By now, the argument about gender has largely been had and won. The best performance of Hamlet I have ever seen was Ruth Negga’s colossal turn at the Gate in 2018. I don’t think anyone in the audience questioned for a moment why this thirtysomething female out of Ethiopia via Limerick, was playing a teenage Scandi-boy. It’s make-believe after all; it’s a play. So why not take the same liberty with Godot?
I am not a member of the Church of Sam. When it comes to Waiting for Godot, I have seen dozens of productions, in different languages and across continents, but have rarely managed to stay awake to the end. But I still respect his right to have his work performed as he saw fit, in his lifetime, and as far beyond as is feasible. This is of vital importance to the writer.
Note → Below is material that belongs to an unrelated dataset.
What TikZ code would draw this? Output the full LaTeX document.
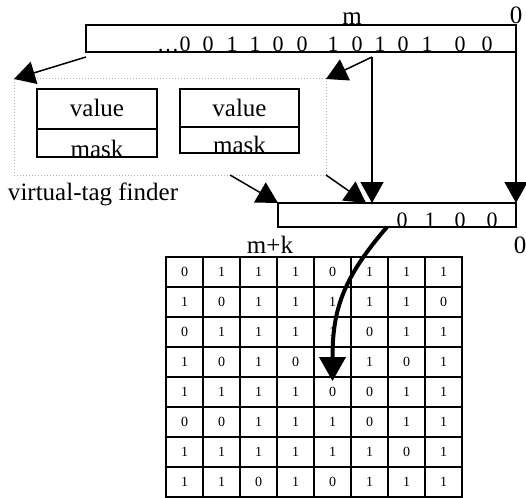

TS Eliot famously refused all permission to set his works to music or versions in other media. His argument was that he wanted nothing to come between the reader and the actual work he had created. Unfortunately, he could not guarantee this forever, but he could least enforce it during his lifetime and the copyright period. The right of the artist to control his own work in every detail during his lifetime should be undisputed but why for another 70 years after his death? Ultimately, after death, apart from in our texts, we live on only in the minds of those who have known us – in other words, in living memory, which is about 70 years. It seems a reasonable demand to retain control for this period. It doesn’t mean forever.
Beckett died in 1989 and after 2059 it doesn’t matter what you do with him. You can put on a production of Godot played by five white goats (billy and/or nanny) in which Godot actually appears at the end, entering stage right, pursued by a bear riding a tricycle. Beckett can’t stop you. But until then, please show the writer some respect.